Part 5 defines the spill plume as:
6.5 The spill plume
6.5.1 Commentary
The degree of entrainment into the rising plume, and hence the total quality of gases entering the smoke layer forming under the ceiling of the atrium space, is governed by four parameters:
- the mass flow rate or temperature of the gases at the edge of the rotation point into the atrium;
- the heat flux of the gases;
- the length of the line plume entering the atrium, measured along the edge past which the smoke spills;
- the height through which the plume rises.
The mass flow rate of smoke entering the smoke layer can usually be reduced by changes to (c) and (d). The length of the line plume can be controlled with the use of channeling screens.
[prCEN/TR 12101-5 2006 Pg 42]
Although the use of smoke baffles as indicated provide the designer with efficient control of the smoke plume, consideration needs to be given to the manner in which the smoke travels from one level of the mall to the other. Assuming the penetration is a 30m × 5m rectangle, a perimeter of 70m is available to the smoke to encourage entrainment. The longer the length of the entrainment edge, the larger the extraction rate required to maintain the desired clear layer in the occupied space.
Figure 6: Double-volume mall’s lower level using smoke channels.

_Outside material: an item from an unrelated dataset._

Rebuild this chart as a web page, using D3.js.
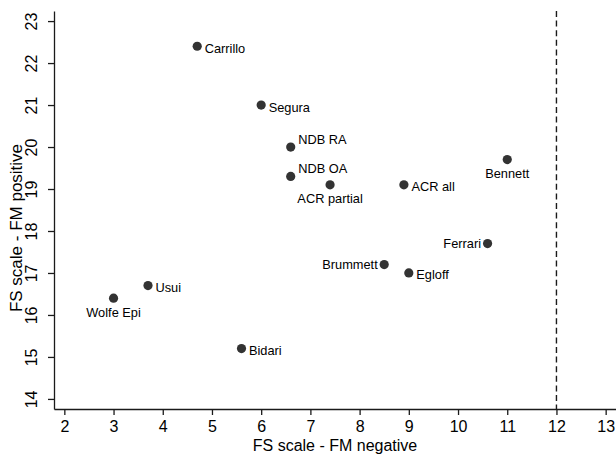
<!DOCTYPE html>
<html>
<head>
<meta charset="utf-8">
<script src="https://cdn.jsdelivr.net/npm/d3@7"></script>
<style>
  html, body { margin: 0; padding: 0; background: #fff; }
  svg { display: block; font-family: "Liberation Sans", Arial, Helvetica, sans-serif; }
</style>
</head>
<body>
<div id="chart"></div>
<script>
// FS scale: FM negativo vs FM positivo, un punto por estudio
const studies = ['Carrillo', 'Segura', 'NDB RA', 'NDB OA', 'ACR partial', 'ACR all', 'Bennett',
  'Ferrari', 'Brummett', 'Egloff', 'Usui', 'Wolfe Epi', 'Bidari'];
const fmNegative = [4.7, 6.0, 6.6, 6.6, 7.4, 8.9, 11.0, 10.6, 8.5, 9.0, 3.7, 3.0, 5.6];
const fmPositive = [22.4, 21.0, 20.0, 19.3, 19.1, 19.1, 19.7, 17.7, 17.2, 17.0, 16.7, 16.4, 15.2];
const xTicks = [2, 3, 4, 5, 6, 7, 8, 9, 10, 11, 12, 13];
const yTicks = [14, 15, 16, 17, 18, 19, 20, 21, 22, 23];
const cutoff = 12;

// donde va cada etiqueta respecto al punto
const labelSide = {
  'NDB RA': 'upright', 'NDB OA': 'upright',
  'ACR partial': 'below', 'Bennett': 'below', 'Wolfe Epi': 'below',
  'Ferrari': 'left', 'Brummett': 'left'
};

const width = 616, height = 455;
const margin = { top: 11, right: 0, bottom: 46, left: 54 };

const x = d3.scaleLinear().domain([1.79, 13.21]).range([margin.left, width - margin.right]);
const y = d3.scaleLinear().domain([13.76, 23.24]).range([height - margin.bottom, margin.top]);

const svg = d3.select('#chart').append('svg')
  .attr('width', width).attr('height', height);

const ink = '#1a1a1a';

// eje x
const gx = svg.append('g')
  .attr('transform', `translate(0,${height - margin.bottom})`)
  .call(d3.axisBottom(x).tickValues(xTicks).tickSize(6).tickPadding(6).tickSizeOuter(0));
gx.select('.domain').attr('stroke', ink).attr('stroke-width', 1.3);
gx.selectAll('.tick line').attr('stroke', ink).attr('stroke-width', 1.3);
gx.selectAll('.tick text').attr('fill', '#000').attr('font-size', '16px')
  .attr('font-family', '"Liberation Sans", Arial, sans-serif');

// eje y, etiquetas giradas como en Stata
const gy = svg.append('g')
  .attr('transform', `translate(${margin.left},0)`)
  .call(d3.axisLeft(y).tickValues(yTicks).tickSize(6).tickSizeOuter(0));
gy.select('.domain').attr('stroke', ink).attr('stroke-width', 1.3);
gy.selectAll('.tick line').attr('stroke', ink).attr('stroke-width', 1.3);
gy.selectAll('.tick text')
  .attr('x', null).attr('dy', null)
  .attr('transform', 'translate(-17,0) rotate(-90)')
  .attr('text-anchor', 'middle')
  .attr('fill', '#000').attr('font-size', '16px')
  .attr('font-family', '"Liberation Sans", Arial, sans-serif');

// linea de corte
svg.append('line')
  .attr('x1', x(cutoff)).attr('x2', x(cutoff))
  .attr('y1', margin.top).attr('y2', height - margin.bottom)
  .attr('stroke', ink).attr('stroke-width', 1.4)
  .attr('stroke-dasharray', '6,3.6');

// titulos
svg.append('text')
  .attr('x', (x(2) + x(13)) / 2).attr('y', 451)
  .attr('text-anchor', 'middle').attr('fill', '#000').attr('font-size', '16px')
  .text('FS scale - FM negative');

svg.append('text')
  .attr('transform', 'translate(21.5,228) rotate(-90)')
  .attr('text-anchor', 'middle').attr('fill', '#000').attr('font-size', '17px')
  .text('FS scale - FM positive');

const points = studies.map((s, i) => ({ name: s, neg: fmNegative[i], pos: fmPositive[i] }));

svg.selectAll('.pt').data(points).join('circle')
  .attr('class', 'pt')
  .attr('cx', d => x(d.neg)).attr('cy', d => y(d.pos))
  .attr('r', 4.6).attr('fill', '#333');

svg.selectAll('.lbl').data(points).join('text')
  .attr('class', 'lbl')
  .attr('font-size', '12.8px').attr('fill', '#000')
  .each(function (d) {
    const side = labelSide[d.name] || 'right';
    const t = d3.select(this);
    const px = x(d.neg), py = y(d.pos);
    if (side === 'below') {
      t.attr('x', px).attr('y', py + 18.5).attr('text-anchor', 'middle');
    } else if (side === 'left') {
      t.attr('x', px - 6.5).attr('y', py + 4.8).attr('text-anchor', 'end');
    } else if (side === 'upright') {
      t.attr('x', px + 7.5).attr('y', py - 3).attr('text-anchor', 'start');
    } else {
      t.attr('x', px + 7.5).attr('y', py + 6.5).attr('text-anchor', 'start');
    }
  })
  .text(d => d.name);
</script>
</body>
</html>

Figure 6 graphically represents the smoke pattern on the upper level of the mall, showing the clear advantages in the using of smoke channelling screens. The perimeter of the spill edge is drastically reduced, subsequently the reduction in the extraction rate. The other advantage from Figure 6 is the reduced area of contamination if the smoke is kept directly within the space of the shop that is experiencing the fire. There is good access for firefighters to attend to the fire. The volume of smoke rising to the level above is controlled, limiting the unnecessary cooling of the smoke. Besides reducing buoyancy, the lower volume also limits the potential for unnecessary smoke spread.
Figure 7: Sectional view through the mall.
Figure 7 indicates the effect that channelling screens have in a smoke control system in reducing the volume of smoke spilled into the mall.
Figure 8: Sectional view through the mall (mathematically speaking).
Figure 8 indicates the mathematical impact on the smoke extraction volumes without channelling screens. I am wary that a number published here will force thinking around an extraction rate; however, I do not wish to print values that can become rule of thumb. It is important to run dedicated calculations for each smoke ventilation system. A conservative approach in a standard two-level shopping mall would be to assume an extraction rate to maintain a clear layer of 3.5m on the upper level. Should the fire occur on the lower level, it would be approximately 75m3/s. This excludes any consideration for the entrainment experienced:
- breaking through the shop front (75m3/s ×2 = 150m3/s);
- passing through the penetration in the floor slab (150m3/s ×2 = 300m3/s);
Cautionary note: Do not correct density and temperature when selecting fans. All corrections are included when calculating this figure in the smoke calculations. Smart engineering on fan selection without understanding the calculation fundamentals is extremely dangerous. |
In conclusion, the savings experienced to the project by using smoke channelling screens are:
- Reduced number of high-temperature smoke extraction fans, cable lengths, control panels, and the size of the standby generator requirements.
- Smaller motor selections, which reduce cable size and control panel cost.
- Reduced replacement air intake.
- Lower replacement air velocity through occupied spaces.
- Quicker installation time.
- Less penetrations through the building façade.